Exercise task:
Copy out each line containing "this" from the entries below.

[Entries with chart source code]
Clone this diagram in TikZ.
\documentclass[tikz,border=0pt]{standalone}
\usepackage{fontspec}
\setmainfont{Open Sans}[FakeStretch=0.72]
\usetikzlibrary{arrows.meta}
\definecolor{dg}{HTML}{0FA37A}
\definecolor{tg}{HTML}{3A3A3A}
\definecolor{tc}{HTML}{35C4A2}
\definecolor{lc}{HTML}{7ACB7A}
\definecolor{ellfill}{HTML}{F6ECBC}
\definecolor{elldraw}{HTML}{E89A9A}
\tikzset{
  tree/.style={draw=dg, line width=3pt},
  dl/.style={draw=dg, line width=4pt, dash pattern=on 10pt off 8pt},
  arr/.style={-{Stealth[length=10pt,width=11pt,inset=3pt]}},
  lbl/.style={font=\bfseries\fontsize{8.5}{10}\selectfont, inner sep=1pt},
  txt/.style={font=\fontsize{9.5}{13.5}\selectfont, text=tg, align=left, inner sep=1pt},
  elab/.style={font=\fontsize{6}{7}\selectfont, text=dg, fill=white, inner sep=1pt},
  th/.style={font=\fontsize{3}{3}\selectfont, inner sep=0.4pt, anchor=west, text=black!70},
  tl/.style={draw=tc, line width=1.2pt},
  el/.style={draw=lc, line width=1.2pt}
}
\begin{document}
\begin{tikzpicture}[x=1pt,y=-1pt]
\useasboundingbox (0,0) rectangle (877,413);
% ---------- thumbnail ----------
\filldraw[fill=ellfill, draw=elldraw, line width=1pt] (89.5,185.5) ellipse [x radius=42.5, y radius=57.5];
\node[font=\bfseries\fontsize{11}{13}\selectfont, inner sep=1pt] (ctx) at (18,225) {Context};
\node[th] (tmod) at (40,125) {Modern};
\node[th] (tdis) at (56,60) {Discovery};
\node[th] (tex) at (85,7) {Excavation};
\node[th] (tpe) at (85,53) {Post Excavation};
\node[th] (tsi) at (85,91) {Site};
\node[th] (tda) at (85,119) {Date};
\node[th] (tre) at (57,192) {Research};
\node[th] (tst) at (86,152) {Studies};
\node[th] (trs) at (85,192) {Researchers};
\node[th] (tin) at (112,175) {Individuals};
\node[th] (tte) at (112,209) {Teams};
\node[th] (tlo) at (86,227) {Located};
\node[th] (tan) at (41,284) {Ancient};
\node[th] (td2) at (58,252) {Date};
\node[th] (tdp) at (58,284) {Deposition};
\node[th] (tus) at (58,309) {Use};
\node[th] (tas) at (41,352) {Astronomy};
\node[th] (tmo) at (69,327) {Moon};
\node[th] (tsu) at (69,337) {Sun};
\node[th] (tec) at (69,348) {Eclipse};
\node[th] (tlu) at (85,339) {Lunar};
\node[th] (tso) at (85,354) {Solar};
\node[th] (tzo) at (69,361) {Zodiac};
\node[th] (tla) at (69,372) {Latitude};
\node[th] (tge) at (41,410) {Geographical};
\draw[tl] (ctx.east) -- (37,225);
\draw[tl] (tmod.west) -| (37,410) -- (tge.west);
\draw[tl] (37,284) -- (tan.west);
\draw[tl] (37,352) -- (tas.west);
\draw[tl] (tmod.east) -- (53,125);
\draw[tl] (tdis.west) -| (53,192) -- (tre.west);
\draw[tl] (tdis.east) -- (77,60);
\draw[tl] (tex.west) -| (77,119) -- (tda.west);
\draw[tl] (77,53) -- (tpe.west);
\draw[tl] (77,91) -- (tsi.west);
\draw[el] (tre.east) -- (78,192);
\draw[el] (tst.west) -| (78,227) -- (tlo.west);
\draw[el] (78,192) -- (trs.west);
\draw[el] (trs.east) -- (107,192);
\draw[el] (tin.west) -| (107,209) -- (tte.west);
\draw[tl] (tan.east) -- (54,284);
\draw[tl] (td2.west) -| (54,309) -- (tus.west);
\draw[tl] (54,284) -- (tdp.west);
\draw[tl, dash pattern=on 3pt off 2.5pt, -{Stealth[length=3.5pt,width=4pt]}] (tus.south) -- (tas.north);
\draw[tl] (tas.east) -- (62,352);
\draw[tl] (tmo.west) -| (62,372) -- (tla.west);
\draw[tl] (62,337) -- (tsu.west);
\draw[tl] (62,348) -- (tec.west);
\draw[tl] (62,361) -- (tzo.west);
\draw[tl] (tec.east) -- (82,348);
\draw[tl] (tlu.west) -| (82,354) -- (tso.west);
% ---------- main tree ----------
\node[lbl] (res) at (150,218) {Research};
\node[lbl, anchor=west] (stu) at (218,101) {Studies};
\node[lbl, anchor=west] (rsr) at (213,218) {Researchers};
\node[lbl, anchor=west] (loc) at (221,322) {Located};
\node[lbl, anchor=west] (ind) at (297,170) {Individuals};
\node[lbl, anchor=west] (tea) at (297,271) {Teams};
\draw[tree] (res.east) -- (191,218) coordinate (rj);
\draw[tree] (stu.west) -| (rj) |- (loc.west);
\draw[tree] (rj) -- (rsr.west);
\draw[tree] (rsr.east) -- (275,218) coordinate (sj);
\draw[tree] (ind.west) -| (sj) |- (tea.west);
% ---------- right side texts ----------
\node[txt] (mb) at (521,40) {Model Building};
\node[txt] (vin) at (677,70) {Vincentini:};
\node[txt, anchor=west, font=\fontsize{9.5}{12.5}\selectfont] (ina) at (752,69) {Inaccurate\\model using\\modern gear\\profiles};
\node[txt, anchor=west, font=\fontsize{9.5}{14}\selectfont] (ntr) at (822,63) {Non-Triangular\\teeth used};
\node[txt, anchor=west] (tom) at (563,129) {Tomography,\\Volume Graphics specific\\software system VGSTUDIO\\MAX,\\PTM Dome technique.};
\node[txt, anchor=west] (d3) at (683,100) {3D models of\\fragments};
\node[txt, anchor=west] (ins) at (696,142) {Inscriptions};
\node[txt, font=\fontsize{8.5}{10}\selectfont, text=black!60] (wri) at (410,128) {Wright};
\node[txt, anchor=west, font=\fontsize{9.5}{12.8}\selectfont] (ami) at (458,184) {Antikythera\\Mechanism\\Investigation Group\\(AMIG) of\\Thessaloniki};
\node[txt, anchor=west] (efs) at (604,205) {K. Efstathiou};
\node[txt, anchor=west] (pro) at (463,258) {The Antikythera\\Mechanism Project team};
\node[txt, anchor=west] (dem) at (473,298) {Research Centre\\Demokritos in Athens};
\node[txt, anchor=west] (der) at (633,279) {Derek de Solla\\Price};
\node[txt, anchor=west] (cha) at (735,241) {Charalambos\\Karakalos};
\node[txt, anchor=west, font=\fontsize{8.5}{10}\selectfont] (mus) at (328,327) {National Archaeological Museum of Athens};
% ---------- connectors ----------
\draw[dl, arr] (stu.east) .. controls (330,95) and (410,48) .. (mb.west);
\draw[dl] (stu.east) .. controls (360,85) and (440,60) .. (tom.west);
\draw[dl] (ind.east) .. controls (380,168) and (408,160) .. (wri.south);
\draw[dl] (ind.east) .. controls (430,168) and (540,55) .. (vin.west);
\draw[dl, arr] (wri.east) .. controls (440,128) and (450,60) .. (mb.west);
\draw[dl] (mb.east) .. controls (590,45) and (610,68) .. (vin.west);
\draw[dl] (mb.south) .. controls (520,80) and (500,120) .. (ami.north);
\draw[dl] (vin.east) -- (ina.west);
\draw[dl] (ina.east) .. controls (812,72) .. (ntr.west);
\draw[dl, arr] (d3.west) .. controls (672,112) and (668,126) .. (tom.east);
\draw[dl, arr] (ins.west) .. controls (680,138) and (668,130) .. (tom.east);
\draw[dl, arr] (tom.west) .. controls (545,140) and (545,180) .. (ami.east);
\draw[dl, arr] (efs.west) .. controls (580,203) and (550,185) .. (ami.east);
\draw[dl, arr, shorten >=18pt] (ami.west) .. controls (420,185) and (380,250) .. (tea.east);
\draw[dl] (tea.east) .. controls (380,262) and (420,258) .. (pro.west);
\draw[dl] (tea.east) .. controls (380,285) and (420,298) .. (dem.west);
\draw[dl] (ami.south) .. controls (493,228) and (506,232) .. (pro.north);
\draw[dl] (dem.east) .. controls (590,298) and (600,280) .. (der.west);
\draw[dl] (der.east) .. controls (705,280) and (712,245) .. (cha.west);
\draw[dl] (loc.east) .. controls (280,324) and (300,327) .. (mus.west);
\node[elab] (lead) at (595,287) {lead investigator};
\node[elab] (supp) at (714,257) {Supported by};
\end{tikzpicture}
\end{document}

* * *

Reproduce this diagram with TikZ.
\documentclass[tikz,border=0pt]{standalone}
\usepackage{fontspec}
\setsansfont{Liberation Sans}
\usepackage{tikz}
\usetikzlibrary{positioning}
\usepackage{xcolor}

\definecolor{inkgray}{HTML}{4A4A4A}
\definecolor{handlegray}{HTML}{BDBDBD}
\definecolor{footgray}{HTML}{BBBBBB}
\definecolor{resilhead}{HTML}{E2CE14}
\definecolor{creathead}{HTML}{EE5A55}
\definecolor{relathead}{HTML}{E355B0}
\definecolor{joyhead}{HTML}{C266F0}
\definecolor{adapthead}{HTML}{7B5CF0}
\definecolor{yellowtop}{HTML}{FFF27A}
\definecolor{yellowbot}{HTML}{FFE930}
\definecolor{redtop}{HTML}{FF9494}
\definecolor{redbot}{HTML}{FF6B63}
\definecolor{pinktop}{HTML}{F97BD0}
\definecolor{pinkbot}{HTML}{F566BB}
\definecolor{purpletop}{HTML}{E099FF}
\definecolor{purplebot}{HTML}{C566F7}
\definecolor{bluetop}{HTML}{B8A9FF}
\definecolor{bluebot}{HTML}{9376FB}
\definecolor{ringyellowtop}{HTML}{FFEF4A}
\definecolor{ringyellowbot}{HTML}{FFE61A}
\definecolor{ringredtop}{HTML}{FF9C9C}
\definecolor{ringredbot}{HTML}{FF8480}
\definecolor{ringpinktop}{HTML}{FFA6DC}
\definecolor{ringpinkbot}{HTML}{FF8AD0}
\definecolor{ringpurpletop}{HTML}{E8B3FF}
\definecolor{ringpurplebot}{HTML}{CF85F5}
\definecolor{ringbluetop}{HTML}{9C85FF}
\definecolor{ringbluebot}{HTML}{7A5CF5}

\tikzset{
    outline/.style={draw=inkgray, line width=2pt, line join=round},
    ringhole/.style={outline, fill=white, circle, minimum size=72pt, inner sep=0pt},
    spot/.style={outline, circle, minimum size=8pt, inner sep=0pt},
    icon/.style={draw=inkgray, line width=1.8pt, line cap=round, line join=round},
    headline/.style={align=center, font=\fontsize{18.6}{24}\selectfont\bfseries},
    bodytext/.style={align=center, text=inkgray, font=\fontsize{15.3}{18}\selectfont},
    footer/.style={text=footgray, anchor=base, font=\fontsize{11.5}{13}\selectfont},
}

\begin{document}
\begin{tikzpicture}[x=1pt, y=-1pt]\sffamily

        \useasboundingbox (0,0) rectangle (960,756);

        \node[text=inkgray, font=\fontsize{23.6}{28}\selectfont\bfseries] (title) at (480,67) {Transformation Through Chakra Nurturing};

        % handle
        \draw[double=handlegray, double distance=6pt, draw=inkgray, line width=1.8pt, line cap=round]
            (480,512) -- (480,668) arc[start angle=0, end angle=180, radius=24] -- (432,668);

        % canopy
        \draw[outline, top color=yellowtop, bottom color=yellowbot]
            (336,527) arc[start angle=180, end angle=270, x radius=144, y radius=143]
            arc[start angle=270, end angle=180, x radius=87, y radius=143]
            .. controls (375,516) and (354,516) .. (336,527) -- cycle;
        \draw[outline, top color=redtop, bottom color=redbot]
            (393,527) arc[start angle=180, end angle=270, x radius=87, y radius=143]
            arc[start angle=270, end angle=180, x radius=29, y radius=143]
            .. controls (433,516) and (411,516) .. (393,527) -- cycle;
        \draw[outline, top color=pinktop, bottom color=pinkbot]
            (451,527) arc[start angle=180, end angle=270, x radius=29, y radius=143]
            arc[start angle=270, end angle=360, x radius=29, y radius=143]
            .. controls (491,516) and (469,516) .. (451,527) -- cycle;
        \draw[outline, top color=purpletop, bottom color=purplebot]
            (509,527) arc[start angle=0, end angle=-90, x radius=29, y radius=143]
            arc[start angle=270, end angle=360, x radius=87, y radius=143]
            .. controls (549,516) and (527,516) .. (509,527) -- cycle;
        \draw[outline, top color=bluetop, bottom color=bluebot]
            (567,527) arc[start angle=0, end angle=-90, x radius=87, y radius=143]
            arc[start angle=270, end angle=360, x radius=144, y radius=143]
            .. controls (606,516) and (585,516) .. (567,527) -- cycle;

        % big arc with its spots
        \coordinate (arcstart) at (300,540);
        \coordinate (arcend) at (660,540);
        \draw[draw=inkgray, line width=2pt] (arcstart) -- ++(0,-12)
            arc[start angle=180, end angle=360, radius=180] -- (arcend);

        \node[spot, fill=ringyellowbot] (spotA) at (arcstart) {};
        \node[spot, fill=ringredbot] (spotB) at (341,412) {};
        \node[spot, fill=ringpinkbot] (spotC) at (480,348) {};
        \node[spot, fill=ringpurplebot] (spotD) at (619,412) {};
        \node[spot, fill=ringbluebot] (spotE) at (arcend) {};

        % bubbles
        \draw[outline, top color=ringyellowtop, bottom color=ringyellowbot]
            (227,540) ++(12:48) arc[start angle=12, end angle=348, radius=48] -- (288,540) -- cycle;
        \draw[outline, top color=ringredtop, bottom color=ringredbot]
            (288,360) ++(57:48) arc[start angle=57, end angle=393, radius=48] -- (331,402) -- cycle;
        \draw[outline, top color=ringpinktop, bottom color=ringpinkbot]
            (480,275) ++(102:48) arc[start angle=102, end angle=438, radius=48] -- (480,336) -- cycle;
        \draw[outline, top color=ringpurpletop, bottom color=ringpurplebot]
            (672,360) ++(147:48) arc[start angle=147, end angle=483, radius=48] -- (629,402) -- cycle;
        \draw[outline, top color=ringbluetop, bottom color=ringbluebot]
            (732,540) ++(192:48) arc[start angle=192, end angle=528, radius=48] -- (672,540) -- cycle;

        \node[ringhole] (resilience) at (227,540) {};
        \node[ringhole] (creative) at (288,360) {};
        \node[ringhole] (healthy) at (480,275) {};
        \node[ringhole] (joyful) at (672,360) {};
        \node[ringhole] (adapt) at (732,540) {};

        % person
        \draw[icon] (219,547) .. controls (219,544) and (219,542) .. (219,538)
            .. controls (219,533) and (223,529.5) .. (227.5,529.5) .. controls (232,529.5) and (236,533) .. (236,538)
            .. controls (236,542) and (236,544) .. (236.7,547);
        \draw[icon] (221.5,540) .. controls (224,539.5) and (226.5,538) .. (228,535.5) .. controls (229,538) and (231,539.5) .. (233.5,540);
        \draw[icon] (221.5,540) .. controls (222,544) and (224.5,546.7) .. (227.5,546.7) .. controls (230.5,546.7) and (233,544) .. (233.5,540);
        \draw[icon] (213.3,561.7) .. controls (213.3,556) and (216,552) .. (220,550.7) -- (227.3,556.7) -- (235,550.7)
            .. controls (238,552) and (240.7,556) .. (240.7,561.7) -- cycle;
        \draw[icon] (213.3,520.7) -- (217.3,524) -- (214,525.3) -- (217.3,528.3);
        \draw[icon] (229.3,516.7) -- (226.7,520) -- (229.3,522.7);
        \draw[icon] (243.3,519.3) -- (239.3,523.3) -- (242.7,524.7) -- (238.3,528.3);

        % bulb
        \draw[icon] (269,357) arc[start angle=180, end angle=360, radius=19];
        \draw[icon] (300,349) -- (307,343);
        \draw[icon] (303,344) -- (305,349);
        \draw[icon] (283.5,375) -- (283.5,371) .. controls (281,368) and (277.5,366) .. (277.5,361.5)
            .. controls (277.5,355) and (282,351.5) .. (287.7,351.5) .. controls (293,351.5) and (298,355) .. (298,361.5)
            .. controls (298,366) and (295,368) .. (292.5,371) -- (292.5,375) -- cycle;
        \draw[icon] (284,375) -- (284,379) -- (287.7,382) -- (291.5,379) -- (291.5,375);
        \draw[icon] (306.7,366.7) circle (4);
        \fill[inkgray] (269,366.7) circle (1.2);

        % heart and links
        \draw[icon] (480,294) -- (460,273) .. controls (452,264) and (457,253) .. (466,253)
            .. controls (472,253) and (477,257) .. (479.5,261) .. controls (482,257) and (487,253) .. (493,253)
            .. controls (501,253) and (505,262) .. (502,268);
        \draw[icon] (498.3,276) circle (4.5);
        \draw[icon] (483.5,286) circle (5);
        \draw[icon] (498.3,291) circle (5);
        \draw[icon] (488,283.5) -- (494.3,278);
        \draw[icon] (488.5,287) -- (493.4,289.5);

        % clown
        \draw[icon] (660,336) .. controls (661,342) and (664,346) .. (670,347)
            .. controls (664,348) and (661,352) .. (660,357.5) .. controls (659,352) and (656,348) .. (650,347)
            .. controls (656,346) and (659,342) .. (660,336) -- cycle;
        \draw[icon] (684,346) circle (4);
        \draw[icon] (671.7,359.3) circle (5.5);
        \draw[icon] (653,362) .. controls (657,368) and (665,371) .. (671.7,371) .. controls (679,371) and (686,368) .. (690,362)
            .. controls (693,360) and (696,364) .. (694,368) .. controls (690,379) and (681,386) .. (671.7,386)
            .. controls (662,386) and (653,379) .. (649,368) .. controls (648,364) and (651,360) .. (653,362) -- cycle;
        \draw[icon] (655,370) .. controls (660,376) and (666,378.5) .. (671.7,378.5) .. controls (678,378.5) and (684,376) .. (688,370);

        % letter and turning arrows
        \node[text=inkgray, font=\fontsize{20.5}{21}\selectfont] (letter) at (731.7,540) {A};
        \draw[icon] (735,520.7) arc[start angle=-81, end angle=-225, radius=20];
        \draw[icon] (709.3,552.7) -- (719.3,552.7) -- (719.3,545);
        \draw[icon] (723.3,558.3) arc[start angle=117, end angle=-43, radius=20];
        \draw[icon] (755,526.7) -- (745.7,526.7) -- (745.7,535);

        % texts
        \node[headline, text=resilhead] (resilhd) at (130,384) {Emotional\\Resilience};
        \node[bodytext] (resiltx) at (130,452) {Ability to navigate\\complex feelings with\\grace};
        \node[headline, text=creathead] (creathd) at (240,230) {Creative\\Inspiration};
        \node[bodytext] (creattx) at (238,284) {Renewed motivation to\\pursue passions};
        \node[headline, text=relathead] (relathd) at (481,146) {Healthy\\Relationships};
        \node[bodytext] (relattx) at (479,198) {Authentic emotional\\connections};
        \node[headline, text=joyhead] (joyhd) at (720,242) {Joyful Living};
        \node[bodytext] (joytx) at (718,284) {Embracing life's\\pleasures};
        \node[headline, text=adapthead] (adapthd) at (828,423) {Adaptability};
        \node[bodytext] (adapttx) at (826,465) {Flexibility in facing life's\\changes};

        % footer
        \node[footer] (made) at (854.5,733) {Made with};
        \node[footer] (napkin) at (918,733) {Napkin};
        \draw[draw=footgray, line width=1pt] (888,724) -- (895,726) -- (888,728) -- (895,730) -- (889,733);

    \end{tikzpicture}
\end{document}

Problem solution:
Clone this diagram in TikZ.
Reproduce this diagram with TikZ.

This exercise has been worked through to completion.